START

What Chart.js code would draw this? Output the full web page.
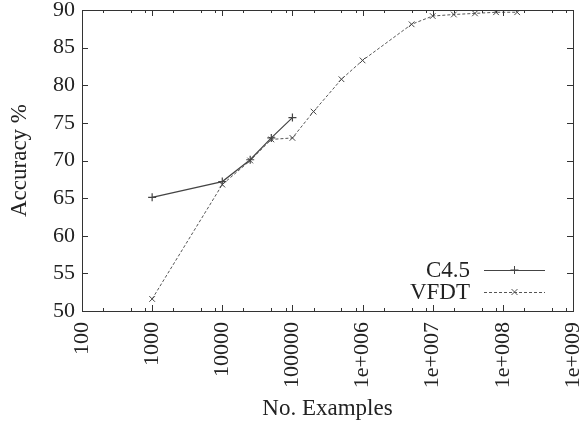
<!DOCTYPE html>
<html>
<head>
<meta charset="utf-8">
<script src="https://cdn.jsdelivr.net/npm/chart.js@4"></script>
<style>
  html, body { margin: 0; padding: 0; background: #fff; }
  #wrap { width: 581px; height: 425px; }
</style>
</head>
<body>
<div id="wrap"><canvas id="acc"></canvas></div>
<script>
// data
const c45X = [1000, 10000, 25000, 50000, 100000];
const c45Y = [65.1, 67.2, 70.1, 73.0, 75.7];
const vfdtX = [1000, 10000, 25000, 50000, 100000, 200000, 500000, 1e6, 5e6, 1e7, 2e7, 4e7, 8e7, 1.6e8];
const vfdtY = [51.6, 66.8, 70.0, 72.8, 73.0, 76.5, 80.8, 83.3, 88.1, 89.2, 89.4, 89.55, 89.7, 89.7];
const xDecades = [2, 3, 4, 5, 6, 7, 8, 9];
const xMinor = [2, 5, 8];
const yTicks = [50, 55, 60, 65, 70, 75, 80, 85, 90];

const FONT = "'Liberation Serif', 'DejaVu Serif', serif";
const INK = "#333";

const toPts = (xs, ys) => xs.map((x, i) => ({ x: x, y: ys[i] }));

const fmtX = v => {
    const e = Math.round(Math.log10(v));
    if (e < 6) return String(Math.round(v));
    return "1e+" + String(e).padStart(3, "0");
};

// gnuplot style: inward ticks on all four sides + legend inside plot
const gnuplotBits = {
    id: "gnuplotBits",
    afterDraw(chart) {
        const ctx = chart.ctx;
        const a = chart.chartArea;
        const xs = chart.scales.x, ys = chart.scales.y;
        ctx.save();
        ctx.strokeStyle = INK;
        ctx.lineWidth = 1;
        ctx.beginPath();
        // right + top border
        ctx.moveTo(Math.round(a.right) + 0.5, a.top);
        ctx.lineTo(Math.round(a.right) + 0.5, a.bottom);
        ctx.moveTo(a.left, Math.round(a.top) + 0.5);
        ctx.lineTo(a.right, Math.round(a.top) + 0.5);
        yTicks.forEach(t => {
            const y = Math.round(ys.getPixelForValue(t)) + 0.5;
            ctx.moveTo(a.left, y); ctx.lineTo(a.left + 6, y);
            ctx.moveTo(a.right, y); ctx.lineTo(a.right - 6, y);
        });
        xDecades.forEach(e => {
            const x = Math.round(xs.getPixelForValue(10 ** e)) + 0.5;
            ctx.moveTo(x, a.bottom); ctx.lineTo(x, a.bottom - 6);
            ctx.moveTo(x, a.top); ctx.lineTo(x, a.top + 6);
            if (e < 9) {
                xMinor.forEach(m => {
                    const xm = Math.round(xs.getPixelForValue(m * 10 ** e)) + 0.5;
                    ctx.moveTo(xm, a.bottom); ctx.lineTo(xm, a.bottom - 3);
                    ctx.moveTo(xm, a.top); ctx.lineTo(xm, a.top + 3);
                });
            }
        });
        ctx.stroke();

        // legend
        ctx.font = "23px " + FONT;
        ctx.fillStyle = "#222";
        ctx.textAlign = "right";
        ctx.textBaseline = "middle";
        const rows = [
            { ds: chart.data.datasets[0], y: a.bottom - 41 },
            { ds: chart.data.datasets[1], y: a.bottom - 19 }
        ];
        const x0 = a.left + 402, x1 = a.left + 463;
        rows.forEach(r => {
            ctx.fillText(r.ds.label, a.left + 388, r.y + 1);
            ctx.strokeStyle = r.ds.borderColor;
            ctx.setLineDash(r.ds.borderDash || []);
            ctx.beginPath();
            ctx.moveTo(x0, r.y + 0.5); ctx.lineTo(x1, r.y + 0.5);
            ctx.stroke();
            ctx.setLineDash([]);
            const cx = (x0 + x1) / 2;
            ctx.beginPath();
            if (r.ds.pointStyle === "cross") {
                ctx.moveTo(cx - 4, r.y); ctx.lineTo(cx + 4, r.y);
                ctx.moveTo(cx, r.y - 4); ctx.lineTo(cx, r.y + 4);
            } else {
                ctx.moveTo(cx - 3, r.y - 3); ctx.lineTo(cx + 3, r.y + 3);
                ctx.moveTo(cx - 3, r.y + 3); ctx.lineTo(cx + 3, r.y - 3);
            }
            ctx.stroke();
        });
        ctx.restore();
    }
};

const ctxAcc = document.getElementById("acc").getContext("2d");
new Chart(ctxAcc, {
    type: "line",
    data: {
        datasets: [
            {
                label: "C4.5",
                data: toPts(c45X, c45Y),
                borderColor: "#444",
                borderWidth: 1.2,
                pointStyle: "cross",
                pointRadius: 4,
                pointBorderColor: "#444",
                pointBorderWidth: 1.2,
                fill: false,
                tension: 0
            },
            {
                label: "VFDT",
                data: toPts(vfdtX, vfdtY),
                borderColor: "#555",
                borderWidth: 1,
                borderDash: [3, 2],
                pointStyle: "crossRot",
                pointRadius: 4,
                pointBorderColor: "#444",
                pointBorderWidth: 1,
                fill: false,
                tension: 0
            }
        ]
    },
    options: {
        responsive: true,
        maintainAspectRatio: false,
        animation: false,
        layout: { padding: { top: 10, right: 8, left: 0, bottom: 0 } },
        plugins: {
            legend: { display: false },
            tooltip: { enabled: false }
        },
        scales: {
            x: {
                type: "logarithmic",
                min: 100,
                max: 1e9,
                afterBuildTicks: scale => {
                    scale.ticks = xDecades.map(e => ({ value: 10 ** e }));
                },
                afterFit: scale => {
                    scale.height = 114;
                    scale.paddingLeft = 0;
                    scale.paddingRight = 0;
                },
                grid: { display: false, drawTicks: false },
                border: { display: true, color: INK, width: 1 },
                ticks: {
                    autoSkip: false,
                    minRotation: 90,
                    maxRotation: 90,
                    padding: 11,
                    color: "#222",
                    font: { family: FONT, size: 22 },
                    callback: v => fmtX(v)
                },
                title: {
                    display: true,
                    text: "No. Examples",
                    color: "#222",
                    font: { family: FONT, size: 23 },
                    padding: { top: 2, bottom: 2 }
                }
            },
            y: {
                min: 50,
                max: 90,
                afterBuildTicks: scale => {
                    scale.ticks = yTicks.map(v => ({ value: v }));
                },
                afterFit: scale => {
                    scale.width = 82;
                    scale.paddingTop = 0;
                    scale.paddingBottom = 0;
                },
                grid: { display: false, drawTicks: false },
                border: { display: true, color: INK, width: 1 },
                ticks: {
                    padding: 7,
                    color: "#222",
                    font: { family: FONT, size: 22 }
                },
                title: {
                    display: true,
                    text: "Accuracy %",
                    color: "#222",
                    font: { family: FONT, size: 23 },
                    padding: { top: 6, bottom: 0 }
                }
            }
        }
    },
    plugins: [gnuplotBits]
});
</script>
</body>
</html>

END

- _Brief_: Every line above should be returned word for word, with the pictures left behind.

- _Answer to the exercise_:
What Chart.js code would draw this? Output the full web page.
<!DOCTYPE html>
<html>
<head>
<meta charset="utf-8">
<script src="https://cdn.jsdelivr.net/npm/chart.js@4"></script>
<style>
  html, body { margin: 0; padding: 0; background: #fff; }
  #wrap { width: 581px; height: 425px; }
</style>
</head>
<body>
<div id="wrap"><canvas id="acc"></canvas></div>
<script>
// data
const c45X = [1000, 10000, 25000, 50000, 100000];
const c45Y = [65.1, 67.2, 70.1, 73.0, 75.7];
const vfdtX = [1000, 10000, 25000, 50000, 100000, 200000, 500000, 1e6, 5e6, 1e7, 2e7, 4e7, 8e7, 1.6e8];
const vfdtY = [51.6, 66.8, 70.0, 72.8, 73.0, 76.5, 80.8, 83.3, 88.1, 89.2, 89.4, 89.55, 89.7, 89.7];
const xDecades = [2, 3, 4, 5, 6, 7, 8, 9];
const xMinor = [2, 5, 8];
const yTicks = [50, 55, 60, 65, 70, 75, 80, 85, 90];

const FONT = "'Liberation Serif', 'DejaVu Serif', serif";
const INK = "#333";

const toPts = (xs, ys) => xs.map((x, i) => ({ x: x, y: ys[i] }));

const fmtX = v => {
    const e = Math.round(Math.log10(v));
    if (e < 6) return String(Math.round(v));
    return "1e+" + String(e).padStart(3, "0");
};

// gnuplot style: inward ticks on all four sides + legend inside plot
const gnuplotBits = {
    id: "gnuplotBits",
    afterDraw(chart) {
        const ctx = chart.ctx;
        const a = chart.chartArea;
        const xs = chart.scales.x, ys = chart.scales.y;
        ctx.save();
        ctx.strokeStyle = INK;
        ctx.lineWidth = 1;
        ctx.beginPath();
        // right + top border
        ctx.moveTo(Math.round(a.right) + 0.5, a.top);
        ctx.lineTo(Math.round(a.right) + 0.5, a.bottom);
        ctx.moveTo(a.left, Math.round(a.top) + 0.5);
        ctx.lineTo(a.right, Math.round(a.top) + 0.5);
        yTicks.forEach(t => {
            const y = Math.round(ys.getPixelForValue(t)) + 0.5;
            ctx.moveTo(a.left, y); ctx.lineTo(a.left + 6, y);
            ctx.moveTo(a.right, y); ctx.lineTo(a.right - 6, y);
        });
        xDecades.forEach(e => {
            const x = Math.round(xs.getPixelForValue(10 ** e)) + 0.5;
            ctx.moveTo(x, a.bottom); ctx.lineTo(x, a.bottom - 6);
            ctx.moveTo(x, a.top); ctx.lineTo(x, a.top + 6);
            if (e < 9) {
                xMinor.forEach(m => {
                    const xm = Math.round(xs.getPixelForValue(m * 10 ** e)) + 0.5;
                    ctx.moveTo(xm, a.bottom); ctx.lineTo(xm, a.bottom - 3);
                    ctx.moveTo(xm, a.top); ctx.lineTo(xm, a.top + 3);
                });
            }
        });
        ctx.stroke();

        // legend
        ctx.font = "23px " + FONT;
        ctx.fillStyle = "#222";
        ctx.textAlign = "right";
        ctx.textBaseline = "middle";
        const rows = [
            { ds: chart.data.datasets[0], y: a.bottom - 41 },
            { ds: chart.data.datasets[1], y: a.bottom - 19 }
        ];
        const x0 = a.left + 402, x1 = a.left + 463;
        rows.forEach(r => {
            ctx.fillText(r.ds.label, a.left + 388, r.y + 1);
            ctx.strokeStyle = r.ds.borderColor;
            ctx.setLineDash(r.ds.borderDash || []);
            ctx.beginPath();
            ctx.moveTo(x0, r.y + 0.5); ctx.lineTo(x1, r.y + 0.5);
            ctx.stroke();
            ctx.setLineDash([]);
            const cx = (x0 + x1) / 2;
            ctx.beginPath();
            if (r.ds.pointStyle === "cross") {
                ctx.moveTo(cx - 4, r.y); ctx.lineTo(cx + 4, r.y);
                ctx.moveTo(cx, r.y - 4); ctx.lineTo(cx, r.y + 4);
            } else {
                ctx.moveTo(cx - 3, r.y - 3); ctx.lineTo(cx + 3, r.y + 3);
                ctx.moveTo(cx - 3, r.y + 3); ctx.lineTo(cx + 3, r.y - 3);
            }
            ctx.stroke();
        });
        ctx.restore();
    }
};

const ctxAcc = document.getElementById("acc").getContext("2d");
new Chart(ctxAcc, {
    type: "line",
    data: {
        datasets: [
            {
                label: "C4.5",
                data: toPts(c45X, c45Y),
                borderColor: "#444",
                borderWidth: 1.2,
                pointStyle: "cross",
                pointRadius: 4,
                pointBorderColor: "#444",
                pointBorderWidth: 1.2,
                fill: false,
                tension: 0
            },
            {
                label: "VFDT",
                data: toPts(vfdtX, vfdtY),
                borderColor: "#555",
                borderWidth: 1,
                borderDash: [3, 2],
                pointStyle: "crossRot",
                pointRadius: 4,
                pointBorderColor: "#444",
                pointBorderWidth: 1,
                fill: false,
                tension: 0
            }
        ]
    },
    options: {
        responsive: true,
        maintainAspectRatio: false,
        animation: false,
        layout: { padding: { top: 10, right: 8, left: 0, bottom: 0 } },
        plugins: {
            legend: { display: false },
            tooltip: { enabled: false }
        },
        scales: {
            x: {
                type: "logarithmic",
                min: 100,
                max: 1e9,
                afterBuildTicks: scale => {
                    scale.ticks = xDecades.map(e => ({ value: 10 ** e }));
                },
                afterFit: scale => {
                    scale.height = 114;
                    scale.paddingLeft = 0;
                    scale.paddingRight = 0;
                },
                grid: { display: false, drawTicks: false },
                border: { display: true, color: INK, width: 1 },
                ticks: {
                    autoSkip: false,
                    minRotation: 90,
                    maxRotation: 90,
                    padding: 11,
                    color: "#222",
                    font: { family: FONT, size: 22 },
                    callback: v => fmtX(v)
                },
                title: {
                    display: true,
                    text: "No. Examples",
                    color: "#222",
                    font: { family: FONT, size: 23 },
                    padding: { top: 2, bottom: 2 }
                }
            },
            y: {
                min: 50,
                max: 90,
                afterBuildTicks: scale => {
                    scale.ticks = yTicks.map(v => ({ value: v }));
                },
                afterFit: scale => {
                    scale.width = 82;
                    scale.paddingTop = 0;
                    scale.paddingBottom = 0;
                },
                grid: { display: false, drawTicks: false },
                border: { display: true, color: INK, width: 1 },
                ticks: {
                    padding: 7,
                    color: "#222",
                    font: { family: FONT, size: 22 }
                },
                title: {
                    display: true,
                    text: "Accuracy %",
                    color: "#222",
                    font: { family: FONT, size: 23 },
                    padding: { top: 6, bottom: 0 }
                }
            }
        }
    },
    plugins: [gnuplotBits]
});
</script>
</body>
</html>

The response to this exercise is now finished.